As Kane Thornton, the head of the Clean Energy Council, described it at a large scale solar forum in Brisbane on Thursday: “It is very very clear that we are introducing our modern sophisticated technology into a grid that was designed for last century.
“It’s fair to say that we are playing catch-up …. (the industry and the institutions) weren’t prepared for this sort of project pipeline.”
Or, as Ian Christmas, the head of engineering at Edify Energy described the ups and downs of the connection and commissioning process: “It is like a game of snakes and ladders.”
AEMO, whose responsibility is to keep the lights on, feels it has been caught in the crossfire in all this, between developers wanting to move quickly and accelerate the transition, and rule makers and regulators moving at glacial pace. And the fact that if the lights do go out, the buck stops with them.
AEMO says it is doing all it can, and under CEO Audrey Zibelman there clearly has been a cultural shift that is yet to embraced by other institutions, and it points to the Integrated System Plan as a blueprint to unlock the roadblocks.
“Have a look at the ISP, AEMO is trying to take charge and lead,” AEMO principal engineer Greg Elkins told the forum on Thursday. “AEMO doesn’t write the rules. We are carrying the rules as much as the industry is.”

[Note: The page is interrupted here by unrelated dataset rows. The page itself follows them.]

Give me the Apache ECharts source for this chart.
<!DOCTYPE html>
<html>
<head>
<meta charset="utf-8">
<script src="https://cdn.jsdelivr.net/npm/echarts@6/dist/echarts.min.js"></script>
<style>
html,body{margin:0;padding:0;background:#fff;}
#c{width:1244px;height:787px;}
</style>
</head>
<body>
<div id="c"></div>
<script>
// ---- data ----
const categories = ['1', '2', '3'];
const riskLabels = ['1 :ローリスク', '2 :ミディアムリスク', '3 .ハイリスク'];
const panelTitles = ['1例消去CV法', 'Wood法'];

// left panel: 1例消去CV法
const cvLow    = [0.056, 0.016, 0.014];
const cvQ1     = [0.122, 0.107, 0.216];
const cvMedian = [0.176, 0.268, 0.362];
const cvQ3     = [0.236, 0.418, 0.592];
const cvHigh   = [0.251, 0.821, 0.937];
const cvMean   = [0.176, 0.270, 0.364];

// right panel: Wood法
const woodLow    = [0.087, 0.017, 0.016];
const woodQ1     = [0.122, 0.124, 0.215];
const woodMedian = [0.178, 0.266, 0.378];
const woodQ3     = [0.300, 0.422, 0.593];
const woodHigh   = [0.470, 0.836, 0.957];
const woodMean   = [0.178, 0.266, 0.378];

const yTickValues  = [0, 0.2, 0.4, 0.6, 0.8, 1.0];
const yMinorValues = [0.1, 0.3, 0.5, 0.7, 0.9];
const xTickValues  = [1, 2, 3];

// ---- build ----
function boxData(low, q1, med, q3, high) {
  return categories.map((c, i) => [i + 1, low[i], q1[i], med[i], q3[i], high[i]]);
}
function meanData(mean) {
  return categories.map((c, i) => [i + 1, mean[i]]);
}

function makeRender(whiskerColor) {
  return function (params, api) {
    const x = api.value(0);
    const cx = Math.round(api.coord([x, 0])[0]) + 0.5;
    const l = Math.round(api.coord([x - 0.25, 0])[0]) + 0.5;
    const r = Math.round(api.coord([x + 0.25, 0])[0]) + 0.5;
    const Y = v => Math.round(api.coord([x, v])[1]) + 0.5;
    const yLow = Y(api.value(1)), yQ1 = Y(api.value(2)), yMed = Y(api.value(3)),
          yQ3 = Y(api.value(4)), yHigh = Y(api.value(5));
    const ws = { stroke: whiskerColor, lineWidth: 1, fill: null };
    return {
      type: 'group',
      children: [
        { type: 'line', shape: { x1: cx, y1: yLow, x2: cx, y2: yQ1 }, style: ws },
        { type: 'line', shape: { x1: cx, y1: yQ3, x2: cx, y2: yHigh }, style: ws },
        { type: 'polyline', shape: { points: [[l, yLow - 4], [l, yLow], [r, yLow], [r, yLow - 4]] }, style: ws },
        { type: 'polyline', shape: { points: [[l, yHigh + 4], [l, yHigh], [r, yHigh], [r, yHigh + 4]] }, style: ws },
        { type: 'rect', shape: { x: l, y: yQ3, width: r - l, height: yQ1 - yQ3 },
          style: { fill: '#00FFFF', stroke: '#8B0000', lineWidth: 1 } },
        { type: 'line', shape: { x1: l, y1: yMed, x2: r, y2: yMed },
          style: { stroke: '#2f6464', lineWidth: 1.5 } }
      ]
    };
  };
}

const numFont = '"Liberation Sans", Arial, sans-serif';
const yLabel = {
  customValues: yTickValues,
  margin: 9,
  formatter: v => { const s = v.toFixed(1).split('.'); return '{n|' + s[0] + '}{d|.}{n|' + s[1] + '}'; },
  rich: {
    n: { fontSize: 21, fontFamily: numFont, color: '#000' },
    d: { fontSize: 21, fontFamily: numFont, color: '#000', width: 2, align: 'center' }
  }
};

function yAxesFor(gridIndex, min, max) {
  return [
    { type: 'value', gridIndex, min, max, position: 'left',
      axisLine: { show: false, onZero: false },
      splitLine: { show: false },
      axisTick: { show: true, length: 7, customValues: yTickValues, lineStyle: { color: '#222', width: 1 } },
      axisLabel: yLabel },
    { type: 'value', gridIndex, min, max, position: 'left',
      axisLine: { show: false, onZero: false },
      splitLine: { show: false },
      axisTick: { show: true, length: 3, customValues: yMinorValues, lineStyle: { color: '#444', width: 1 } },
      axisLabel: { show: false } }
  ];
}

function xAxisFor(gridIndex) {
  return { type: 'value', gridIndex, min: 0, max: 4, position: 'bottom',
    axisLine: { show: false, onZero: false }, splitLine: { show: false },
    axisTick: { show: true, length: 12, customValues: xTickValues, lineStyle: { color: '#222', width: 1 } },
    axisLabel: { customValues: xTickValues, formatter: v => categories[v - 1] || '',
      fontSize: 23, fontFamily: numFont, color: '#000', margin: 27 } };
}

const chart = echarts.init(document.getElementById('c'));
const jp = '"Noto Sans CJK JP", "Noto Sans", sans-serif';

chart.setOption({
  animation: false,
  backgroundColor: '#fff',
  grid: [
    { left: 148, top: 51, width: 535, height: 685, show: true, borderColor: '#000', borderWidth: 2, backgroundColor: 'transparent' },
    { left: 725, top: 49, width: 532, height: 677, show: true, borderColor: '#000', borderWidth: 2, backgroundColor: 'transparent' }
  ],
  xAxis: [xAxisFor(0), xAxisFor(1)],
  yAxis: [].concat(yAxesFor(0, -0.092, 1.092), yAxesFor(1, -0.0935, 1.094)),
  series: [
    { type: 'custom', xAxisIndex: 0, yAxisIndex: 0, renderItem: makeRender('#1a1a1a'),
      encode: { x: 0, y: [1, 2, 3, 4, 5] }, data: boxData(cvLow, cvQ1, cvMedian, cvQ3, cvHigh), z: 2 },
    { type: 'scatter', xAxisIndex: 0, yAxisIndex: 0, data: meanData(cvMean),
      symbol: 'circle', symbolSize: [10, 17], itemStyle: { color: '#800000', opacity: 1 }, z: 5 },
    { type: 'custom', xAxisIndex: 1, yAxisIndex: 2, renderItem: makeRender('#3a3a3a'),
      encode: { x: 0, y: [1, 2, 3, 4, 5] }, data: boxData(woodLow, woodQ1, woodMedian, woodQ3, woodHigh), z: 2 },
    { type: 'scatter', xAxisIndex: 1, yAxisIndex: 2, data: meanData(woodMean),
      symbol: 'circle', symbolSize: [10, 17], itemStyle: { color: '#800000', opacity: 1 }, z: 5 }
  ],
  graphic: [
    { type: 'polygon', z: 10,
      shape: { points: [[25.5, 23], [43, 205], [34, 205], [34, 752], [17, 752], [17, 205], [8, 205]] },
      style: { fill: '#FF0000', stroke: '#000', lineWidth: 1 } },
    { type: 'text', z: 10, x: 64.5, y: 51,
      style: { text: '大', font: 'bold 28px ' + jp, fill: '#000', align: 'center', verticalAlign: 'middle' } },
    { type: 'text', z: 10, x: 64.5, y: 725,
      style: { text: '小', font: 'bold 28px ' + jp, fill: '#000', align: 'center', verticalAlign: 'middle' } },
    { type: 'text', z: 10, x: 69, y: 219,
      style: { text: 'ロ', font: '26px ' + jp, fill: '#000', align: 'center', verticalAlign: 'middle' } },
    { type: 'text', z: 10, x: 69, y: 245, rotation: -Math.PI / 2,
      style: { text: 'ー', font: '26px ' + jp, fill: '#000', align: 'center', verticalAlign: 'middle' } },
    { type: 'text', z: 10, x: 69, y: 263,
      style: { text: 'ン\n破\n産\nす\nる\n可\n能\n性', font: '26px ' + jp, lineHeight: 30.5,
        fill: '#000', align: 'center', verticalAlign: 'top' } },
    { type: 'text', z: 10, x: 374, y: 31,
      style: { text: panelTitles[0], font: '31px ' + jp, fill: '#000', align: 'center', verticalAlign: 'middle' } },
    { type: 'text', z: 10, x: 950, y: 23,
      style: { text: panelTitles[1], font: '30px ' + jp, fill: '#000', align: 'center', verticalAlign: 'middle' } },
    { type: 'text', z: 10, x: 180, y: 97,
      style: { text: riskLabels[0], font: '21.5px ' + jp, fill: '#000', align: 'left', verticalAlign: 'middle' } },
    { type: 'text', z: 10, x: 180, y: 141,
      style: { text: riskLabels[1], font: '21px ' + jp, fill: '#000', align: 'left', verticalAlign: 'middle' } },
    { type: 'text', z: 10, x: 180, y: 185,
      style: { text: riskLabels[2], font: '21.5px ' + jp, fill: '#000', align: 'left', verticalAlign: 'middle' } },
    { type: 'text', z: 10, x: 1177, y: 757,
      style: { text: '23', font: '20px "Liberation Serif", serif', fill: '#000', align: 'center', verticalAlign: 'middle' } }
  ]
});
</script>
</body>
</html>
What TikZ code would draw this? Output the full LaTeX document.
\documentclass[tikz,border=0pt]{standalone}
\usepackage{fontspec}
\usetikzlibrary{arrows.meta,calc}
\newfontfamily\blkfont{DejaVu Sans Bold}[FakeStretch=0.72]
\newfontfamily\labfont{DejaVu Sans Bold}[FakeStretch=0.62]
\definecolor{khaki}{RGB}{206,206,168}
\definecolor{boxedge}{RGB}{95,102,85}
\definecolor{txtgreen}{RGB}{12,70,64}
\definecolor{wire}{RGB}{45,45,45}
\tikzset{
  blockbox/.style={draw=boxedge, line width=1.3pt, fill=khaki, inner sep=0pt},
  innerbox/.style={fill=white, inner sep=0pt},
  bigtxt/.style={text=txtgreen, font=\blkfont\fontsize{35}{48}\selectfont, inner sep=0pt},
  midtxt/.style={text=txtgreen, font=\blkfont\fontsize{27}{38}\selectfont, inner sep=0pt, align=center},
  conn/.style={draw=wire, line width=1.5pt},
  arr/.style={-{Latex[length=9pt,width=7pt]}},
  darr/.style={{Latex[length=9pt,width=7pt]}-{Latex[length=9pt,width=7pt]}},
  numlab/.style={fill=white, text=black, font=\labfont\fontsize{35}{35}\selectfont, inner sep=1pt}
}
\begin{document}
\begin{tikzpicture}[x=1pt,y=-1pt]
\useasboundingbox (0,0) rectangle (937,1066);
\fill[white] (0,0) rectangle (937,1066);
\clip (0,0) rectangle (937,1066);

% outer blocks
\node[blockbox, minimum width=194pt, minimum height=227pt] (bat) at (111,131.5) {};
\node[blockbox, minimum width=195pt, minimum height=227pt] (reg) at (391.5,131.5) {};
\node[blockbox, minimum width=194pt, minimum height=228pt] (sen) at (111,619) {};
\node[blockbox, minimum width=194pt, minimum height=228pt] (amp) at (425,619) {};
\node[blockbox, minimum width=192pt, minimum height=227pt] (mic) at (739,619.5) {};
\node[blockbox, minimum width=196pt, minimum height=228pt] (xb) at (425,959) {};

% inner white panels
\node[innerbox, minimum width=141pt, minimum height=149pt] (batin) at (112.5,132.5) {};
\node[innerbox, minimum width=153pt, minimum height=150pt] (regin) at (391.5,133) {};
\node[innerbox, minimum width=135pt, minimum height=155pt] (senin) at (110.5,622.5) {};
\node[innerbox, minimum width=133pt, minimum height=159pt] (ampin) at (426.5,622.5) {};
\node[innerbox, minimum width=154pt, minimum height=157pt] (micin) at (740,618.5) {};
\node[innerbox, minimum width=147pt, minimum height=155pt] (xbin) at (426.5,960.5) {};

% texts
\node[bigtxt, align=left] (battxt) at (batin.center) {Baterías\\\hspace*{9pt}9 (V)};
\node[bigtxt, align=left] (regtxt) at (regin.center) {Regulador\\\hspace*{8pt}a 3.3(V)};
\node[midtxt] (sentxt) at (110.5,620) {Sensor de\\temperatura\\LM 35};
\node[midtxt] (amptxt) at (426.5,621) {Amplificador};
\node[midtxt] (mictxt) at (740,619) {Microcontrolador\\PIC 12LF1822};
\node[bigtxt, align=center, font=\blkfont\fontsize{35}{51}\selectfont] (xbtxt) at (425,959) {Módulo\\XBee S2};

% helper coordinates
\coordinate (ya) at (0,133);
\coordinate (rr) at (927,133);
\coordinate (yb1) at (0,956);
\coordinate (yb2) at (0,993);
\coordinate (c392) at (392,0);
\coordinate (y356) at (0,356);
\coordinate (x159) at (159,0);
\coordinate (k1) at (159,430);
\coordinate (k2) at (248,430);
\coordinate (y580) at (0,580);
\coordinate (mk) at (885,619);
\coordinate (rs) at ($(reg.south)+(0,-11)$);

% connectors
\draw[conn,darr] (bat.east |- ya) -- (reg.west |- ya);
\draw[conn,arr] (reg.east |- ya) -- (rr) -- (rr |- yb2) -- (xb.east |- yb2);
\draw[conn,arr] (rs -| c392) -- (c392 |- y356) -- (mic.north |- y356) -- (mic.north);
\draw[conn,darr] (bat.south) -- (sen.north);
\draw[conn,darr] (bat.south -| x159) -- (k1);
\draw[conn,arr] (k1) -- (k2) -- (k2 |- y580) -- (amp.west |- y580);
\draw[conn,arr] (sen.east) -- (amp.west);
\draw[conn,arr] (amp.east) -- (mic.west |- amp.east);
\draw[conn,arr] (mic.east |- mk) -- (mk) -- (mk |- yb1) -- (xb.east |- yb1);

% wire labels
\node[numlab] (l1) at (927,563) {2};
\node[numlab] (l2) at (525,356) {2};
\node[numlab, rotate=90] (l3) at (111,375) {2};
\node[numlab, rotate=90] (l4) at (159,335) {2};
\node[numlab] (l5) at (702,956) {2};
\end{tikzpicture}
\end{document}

AEMO has said it is seeking solutions to the way MLFs are imposed, and has worked out to address curtailment issues in South Australia. This is acknowledged, amidst a few grumbles, by the industry, who note the ISP is likely to lay out a plan for a clean energy transition much more ambitious than any being discussed by major parties at the moment.
But for the moment, for many frustrated solar farm developers, it is not fast enough. “What we are going to see is a pause,” said Morgan Stanley analyst Rob Koh, before adding that one good thing about a pause button “is that you can alway hit the play button again.”